Si uno mira a los líderes del continente americano, el mulato Barack Obama es la figura más fascinante, el verdadero líder que uno quisiera como gobernante de cualquier país: pragmático y prudente, mesurado en el discurso, justo en el análisis de las relaciones internacionales, inspirador en todos los sentidos. Defensor de un patriotismo sereno y respetuoso por los demás países, sin el nacionalismo burdo de soldados, banderitas y Hummers.
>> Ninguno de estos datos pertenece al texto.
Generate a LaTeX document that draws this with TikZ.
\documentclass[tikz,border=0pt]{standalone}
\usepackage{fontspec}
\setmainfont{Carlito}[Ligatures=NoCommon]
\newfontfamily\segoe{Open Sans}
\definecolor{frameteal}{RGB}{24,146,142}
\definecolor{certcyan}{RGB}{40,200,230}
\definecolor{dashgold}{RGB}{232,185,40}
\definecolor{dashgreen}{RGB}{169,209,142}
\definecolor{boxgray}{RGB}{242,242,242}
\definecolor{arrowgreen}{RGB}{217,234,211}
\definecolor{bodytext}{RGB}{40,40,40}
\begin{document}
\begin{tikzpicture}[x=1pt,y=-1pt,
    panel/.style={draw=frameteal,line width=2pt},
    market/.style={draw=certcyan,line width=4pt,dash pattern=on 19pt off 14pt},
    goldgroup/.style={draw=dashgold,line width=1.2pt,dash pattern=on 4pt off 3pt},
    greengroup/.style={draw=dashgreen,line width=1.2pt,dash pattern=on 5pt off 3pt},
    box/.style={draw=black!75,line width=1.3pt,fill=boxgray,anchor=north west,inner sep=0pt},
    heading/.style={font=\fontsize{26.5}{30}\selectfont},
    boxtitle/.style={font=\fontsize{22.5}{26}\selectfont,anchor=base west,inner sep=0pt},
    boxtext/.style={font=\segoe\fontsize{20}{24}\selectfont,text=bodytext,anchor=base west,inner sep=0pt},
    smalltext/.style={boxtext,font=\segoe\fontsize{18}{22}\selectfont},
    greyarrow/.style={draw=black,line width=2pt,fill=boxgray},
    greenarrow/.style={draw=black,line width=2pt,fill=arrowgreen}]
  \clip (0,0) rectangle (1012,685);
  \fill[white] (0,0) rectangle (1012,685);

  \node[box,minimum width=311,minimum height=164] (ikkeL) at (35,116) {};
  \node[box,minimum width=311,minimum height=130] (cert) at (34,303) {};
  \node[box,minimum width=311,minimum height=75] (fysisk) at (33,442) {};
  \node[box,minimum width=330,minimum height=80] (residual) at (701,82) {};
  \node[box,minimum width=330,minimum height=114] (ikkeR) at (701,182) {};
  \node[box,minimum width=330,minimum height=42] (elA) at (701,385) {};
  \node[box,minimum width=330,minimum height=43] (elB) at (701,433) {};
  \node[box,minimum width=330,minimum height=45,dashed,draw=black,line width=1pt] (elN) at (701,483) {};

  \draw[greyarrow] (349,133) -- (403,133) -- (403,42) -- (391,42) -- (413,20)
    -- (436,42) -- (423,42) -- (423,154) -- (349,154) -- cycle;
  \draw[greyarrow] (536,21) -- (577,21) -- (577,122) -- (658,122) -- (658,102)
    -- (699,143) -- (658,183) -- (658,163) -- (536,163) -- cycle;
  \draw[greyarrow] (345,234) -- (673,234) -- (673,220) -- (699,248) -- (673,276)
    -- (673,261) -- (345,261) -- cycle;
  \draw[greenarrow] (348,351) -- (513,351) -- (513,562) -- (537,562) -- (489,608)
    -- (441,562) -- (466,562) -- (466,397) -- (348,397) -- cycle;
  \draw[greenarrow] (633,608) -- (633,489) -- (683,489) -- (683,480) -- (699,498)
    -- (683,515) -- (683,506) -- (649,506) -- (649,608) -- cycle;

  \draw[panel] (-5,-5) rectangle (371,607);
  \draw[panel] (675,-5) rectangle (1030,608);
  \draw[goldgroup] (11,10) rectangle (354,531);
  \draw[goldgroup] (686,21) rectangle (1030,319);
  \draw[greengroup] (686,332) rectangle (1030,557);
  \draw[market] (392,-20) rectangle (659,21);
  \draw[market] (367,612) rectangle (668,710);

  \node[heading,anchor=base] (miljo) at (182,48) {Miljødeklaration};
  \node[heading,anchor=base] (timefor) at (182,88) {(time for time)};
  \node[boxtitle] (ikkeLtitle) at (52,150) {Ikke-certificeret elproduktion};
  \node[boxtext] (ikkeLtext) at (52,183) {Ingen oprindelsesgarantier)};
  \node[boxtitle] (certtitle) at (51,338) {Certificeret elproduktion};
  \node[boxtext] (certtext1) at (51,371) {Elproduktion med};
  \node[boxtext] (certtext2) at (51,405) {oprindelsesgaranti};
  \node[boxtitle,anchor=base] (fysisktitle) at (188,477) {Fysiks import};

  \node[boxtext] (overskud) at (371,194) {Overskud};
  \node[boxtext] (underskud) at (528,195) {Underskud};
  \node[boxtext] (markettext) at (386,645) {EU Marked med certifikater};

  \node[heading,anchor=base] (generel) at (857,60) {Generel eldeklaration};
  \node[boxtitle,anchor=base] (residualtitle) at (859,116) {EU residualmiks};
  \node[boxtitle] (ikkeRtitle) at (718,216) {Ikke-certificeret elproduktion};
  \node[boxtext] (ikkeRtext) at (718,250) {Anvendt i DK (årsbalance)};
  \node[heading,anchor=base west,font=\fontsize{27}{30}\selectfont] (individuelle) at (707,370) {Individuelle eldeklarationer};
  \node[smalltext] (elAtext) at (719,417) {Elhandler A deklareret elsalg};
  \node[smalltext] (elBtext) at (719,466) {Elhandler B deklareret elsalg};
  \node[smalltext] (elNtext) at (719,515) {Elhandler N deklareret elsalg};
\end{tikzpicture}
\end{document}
En el sancocho recalentado de Hispanoamérica (quizá con las solas excepciones de Lula y Bachelet), donde montones de presidentes de izquierda y de derecha modifican burdamente las Constituciones para perpetuarse en un poder casi tiránico, emerge esta nueva figura de verdad carismática, capaz de hacernos volver a soñar con un futuro mejor, con un planeta menos bárbaro en el que no sea imposible el entendimiento entre los seres humanos. Volvemos a mirar hacia arriba, no con resentimiento y miedo, sino con esperanza. Y estamos pendientes de lo que hará en estos días, que para muchos es “la hora de la verdad”. Pese al tono conciliador, tendrá que tomar decisiones que a algunos les van a doler. No será posible apagar el incendio de la recesión, de la salud, de la ecología, sin pisar algunos callos, sin perjudicar intereses creados de grandes industrias y corporaciones de su país.
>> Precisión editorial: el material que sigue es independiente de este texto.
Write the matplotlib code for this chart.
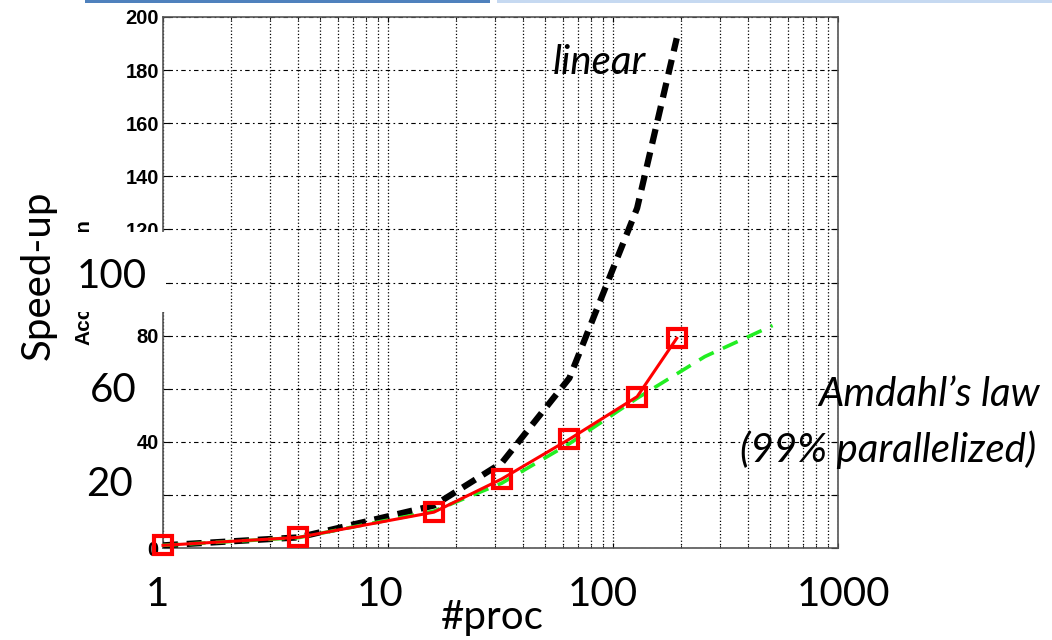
import matplotlib.pyplot as plt
from matplotlib.patches import Rectangle

# data
procs = [1, 4, 16, 32, 64, 128, 192]
linear = [1, 4, 16, 32, 64, 128, 192]
measured = [1, 4, 13.5, 26, 41, 57, 79]
amdahl_procs = [1, 4, 16, 32, 64, 128, 256, 512]
amdahl = [1, 3.9, 13.9, 24.4, 39.3, 56.4, 72.1, 83.8]

yticks = [0, 20, 40, 60, 80, 100, 120, 140, 160, 180, 200]
ytick_labels = ['0', '', '40', '', '80', '', '120', '140', '160', '180', '200']
xlabels_big = ['1', '10', '100', '1000']
xlabels_pos = [157, 380, 603, 843]

W, H = 1052, 640
def fx(x):
    return x / W
def fy(y):
    return 1 - y / H

fig = plt.figure(figsize=(10.52, 6.4), dpi=100)
ax = fig.add_axes([fx(163), fy(548), fx(838) - fx(163), fy(17) - fy(548)])

ax.plot(procs, linear, color='black', lw=4.5, linestyle=(0, (2.4, 1.4)), zorder=3)
ax.plot(amdahl_procs, amdahl, color='#22ee22', lw=2.6, linestyle=(0, (4.5, 2.8)), zorder=4)
ax.plot(procs, measured, color='red', lw=2.2, marker='s', markersize=13,
        markerfacecolor='none', markeredgecolor='red', markeredgewidth=3,
        zorder=5, clip_on=False)

ax.set_xscale('log')
ax.set_xlim(1, 1000)
ax.set_ylim(0, 200)
ax.set_yticks(yticks)
ax.set_yticklabels(ytick_labels, fontsize=14.5, fontweight='bold', family='Liberation Sans')
ax.tick_params(axis='x', which='both', labelbottom=False, direction='in', top=True)
ax.tick_params(axis='y', direction='in', right=True, length=5, pad=3)
ax.grid(True, which='both', axis='x', linestyle=':', color='black', lw=0.9)
ax.grid(True, which='major', axis='y', linestyle=(0, (1.5, 3, 4, 3)), color='black', lw=0.8)
for s in ax.spines.values():
    s.set_color('#555555')
    s.set_linewidth(1.2)

ax.set_ylabel('Acceleration', fontsize=15, fontweight='bold', family='Liberation Sans')
ax.yaxis.set_label_coords((93 - 163) / 675, 0.5)

# white text box that hides part of the original axis
fig.add_artist(Rectangle((fx(55), fy(312)), fx(166) - fx(55), fy(232) - fy(312),
                         transform=fig.transFigure, facecolor='white',
                         edgecolor='none', zorder=2))

# slide header bars
fig.add_artist(Rectangle((fx(85), fy(3)), fx(490) - fx(85), 3 / H,
                         transform=fig.transFigure, facecolor='#4f81bd',
                         edgecolor='none', zorder=2))
fig.add_artist(Rectangle((fx(497), fy(3)), fx(1052) - fx(497), 3 / H,
                         transform=fig.transFigure, facecolor='#c6d9f1',
                         edgecolor='none', zorder=2))

big = dict(family='Lato', fontsize=29, zorder=3, ha='center', va='center')
fig.text(fx(112), fy(276), '100', **big)
fig.text(fx(113), fy(390), '60', **big)
fig.text(fx(110), fy(485), '20', **big)
for lab, px in zip(xlabels_big, xlabels_pos):
    fig.text(fx(px), fy(595), lab, **big)
fig.text(fx(492), fy(618), '#proc', **big)
fig.text(fx(38), fy(275), 'Speed-up', rotation=90, **big)

ital = dict(family='Lato', style='italic', fontsize=29, zorder=3)
fig.text(fx(599), fy(62), 'linear', ha='center', va='center', **ital)
fig.text(fx(1040), fy(395), 'Amdahl\u2019s law', ha='right', va='center', **ital)
fig.text(fx(1036), fy(450), '(99% parallelized)', ha='right', va='center', **ital)

fig.savefig('out.png', dpi=100)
El 4 de julio se celebró en Estados Unidos la Declaración de Independencia con que culminó la Revolución Americana, una revolución que fue fuente de inspiración para el mundo entero, precursora de Francia y de todas las repúblicas americanas. A veces no ha sido fácil unirse a las celebraciones del Norte, pues el aliento que de allí nos llegaba no era el viejo aliento de los Padres Fundadores, sino una traición a aquellos ideales de independencia, libertad, separación de Estado y religión, humanismo. Hoy, en cambio, uno se siente tranquilo de compartir con ellos un mismo anhelo, los mismos ideales que defendieron visionarios como Adams, Franklin, Jefferson, Madison, Hamilton, o precursores como Paine.

En el amanecer de este siglo tuve en La Habana una pequeña discusión con Roberto Fernández Retamar, uno de los comisarios de la cultura cubana. Siendo yo jurado del Premio Casa de las Américas, sostenía el director de esta institución habanera que el Imperio Norteamericano estaba al borde de la disolución, y que él no le daba más de 15 o 20 años de vida. Me permití disentir. Le dije que esto sería verdad si el PPG (una droga que se vendía en Cuba como afrodisíaco) funcionara tan bien como el viagra, si internet y Google se hubieran inventado en Matanzas, y si García Márquez hubiera ido a tratarse su enfermedad con los médicos cubanos y no con los de Los Ángeles.

Podrá sonar cruel, pero es cierto. La fuerza de Estados Unidos sigue estando en su capacidad de inventar, tanto en la técnica como en la literatura, en la biología y en las matemáticas, en la lingüística y en la poesía. Los que siempre hemos admirado la creatividad y la potencia inventiva de Estados Unidos, estuvimos cabizbajos y achantados durante casi un decenio. Ahora no me avergüenza decir, como se pudo decir al final de la Segunda Guerra Mundial, que la fuerza de la libertad y de la liberación del mundo proviene nuevamente de los Estados Unidos.